Material:
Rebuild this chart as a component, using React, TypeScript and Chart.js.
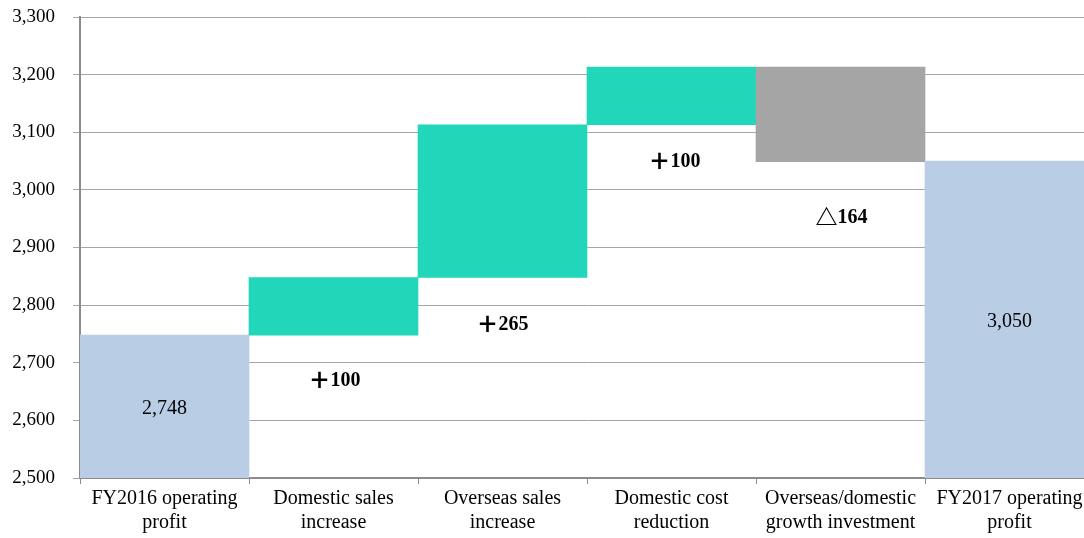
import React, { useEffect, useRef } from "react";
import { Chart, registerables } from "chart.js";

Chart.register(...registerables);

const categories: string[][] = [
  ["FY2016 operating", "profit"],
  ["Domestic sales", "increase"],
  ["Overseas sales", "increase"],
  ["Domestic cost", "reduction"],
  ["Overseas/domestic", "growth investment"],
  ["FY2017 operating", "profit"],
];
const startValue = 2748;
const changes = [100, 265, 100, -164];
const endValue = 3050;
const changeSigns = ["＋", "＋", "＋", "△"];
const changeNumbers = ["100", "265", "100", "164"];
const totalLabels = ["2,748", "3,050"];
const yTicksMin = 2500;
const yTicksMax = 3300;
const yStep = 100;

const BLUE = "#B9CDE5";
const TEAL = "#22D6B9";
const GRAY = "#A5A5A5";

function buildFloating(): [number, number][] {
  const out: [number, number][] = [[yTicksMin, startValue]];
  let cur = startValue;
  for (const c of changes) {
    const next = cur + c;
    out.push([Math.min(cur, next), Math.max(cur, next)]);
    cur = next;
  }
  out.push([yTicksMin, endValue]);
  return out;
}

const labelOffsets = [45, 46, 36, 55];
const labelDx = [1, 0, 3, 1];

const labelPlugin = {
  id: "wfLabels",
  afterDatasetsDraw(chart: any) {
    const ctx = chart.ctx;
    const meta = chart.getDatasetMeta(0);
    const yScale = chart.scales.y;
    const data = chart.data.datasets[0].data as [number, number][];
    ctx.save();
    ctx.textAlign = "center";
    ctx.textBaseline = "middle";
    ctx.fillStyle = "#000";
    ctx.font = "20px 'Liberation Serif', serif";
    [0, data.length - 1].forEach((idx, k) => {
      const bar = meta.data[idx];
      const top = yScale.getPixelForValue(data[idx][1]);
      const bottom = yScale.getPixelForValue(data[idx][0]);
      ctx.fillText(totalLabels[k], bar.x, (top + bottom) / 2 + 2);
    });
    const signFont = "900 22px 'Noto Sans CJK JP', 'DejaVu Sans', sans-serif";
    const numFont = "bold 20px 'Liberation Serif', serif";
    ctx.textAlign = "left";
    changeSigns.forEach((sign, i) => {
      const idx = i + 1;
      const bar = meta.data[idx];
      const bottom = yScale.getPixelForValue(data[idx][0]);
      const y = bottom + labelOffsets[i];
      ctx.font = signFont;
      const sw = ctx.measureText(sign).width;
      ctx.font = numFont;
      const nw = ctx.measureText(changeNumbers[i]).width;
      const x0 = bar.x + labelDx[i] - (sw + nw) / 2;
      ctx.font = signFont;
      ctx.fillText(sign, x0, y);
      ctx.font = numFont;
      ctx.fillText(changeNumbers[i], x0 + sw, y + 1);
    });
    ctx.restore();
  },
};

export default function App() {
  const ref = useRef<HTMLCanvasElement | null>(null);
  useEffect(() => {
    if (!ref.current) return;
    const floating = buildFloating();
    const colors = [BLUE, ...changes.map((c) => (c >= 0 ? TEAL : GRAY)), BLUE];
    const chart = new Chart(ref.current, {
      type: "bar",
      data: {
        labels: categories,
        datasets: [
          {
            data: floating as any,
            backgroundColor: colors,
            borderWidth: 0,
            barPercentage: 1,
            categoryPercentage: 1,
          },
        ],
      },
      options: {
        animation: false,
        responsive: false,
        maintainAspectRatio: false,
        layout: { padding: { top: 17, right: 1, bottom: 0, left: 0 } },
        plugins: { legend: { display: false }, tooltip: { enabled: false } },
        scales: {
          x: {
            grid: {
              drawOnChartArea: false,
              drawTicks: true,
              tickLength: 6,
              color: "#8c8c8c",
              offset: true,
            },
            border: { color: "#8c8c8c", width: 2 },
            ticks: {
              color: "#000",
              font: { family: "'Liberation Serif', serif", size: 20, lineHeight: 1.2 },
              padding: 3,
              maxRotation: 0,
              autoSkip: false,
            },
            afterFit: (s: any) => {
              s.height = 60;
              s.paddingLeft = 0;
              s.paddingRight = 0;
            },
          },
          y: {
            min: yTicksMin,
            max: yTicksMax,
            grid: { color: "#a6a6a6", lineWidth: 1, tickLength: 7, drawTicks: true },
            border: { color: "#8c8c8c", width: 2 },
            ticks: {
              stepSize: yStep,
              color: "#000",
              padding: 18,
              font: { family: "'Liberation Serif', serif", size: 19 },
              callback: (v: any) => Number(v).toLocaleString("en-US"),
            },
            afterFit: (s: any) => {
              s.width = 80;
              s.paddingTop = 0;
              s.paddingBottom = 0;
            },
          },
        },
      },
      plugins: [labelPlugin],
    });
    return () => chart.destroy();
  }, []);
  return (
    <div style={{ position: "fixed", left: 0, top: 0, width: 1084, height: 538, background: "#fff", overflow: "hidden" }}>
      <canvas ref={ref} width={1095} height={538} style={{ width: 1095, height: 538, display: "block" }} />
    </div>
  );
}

What you are asked to do: Print, exactly as written, the lines above from the first one to the one containing "Chart.register(...registerables);". Leave out pictures.

Task answer:
Rebuild this chart as a component, using React, TypeScript and Chart.js.
import React, { useEffect, useRef } from "react";
import { Chart, registerables } from "chart.js";

Chart.register(...registerables);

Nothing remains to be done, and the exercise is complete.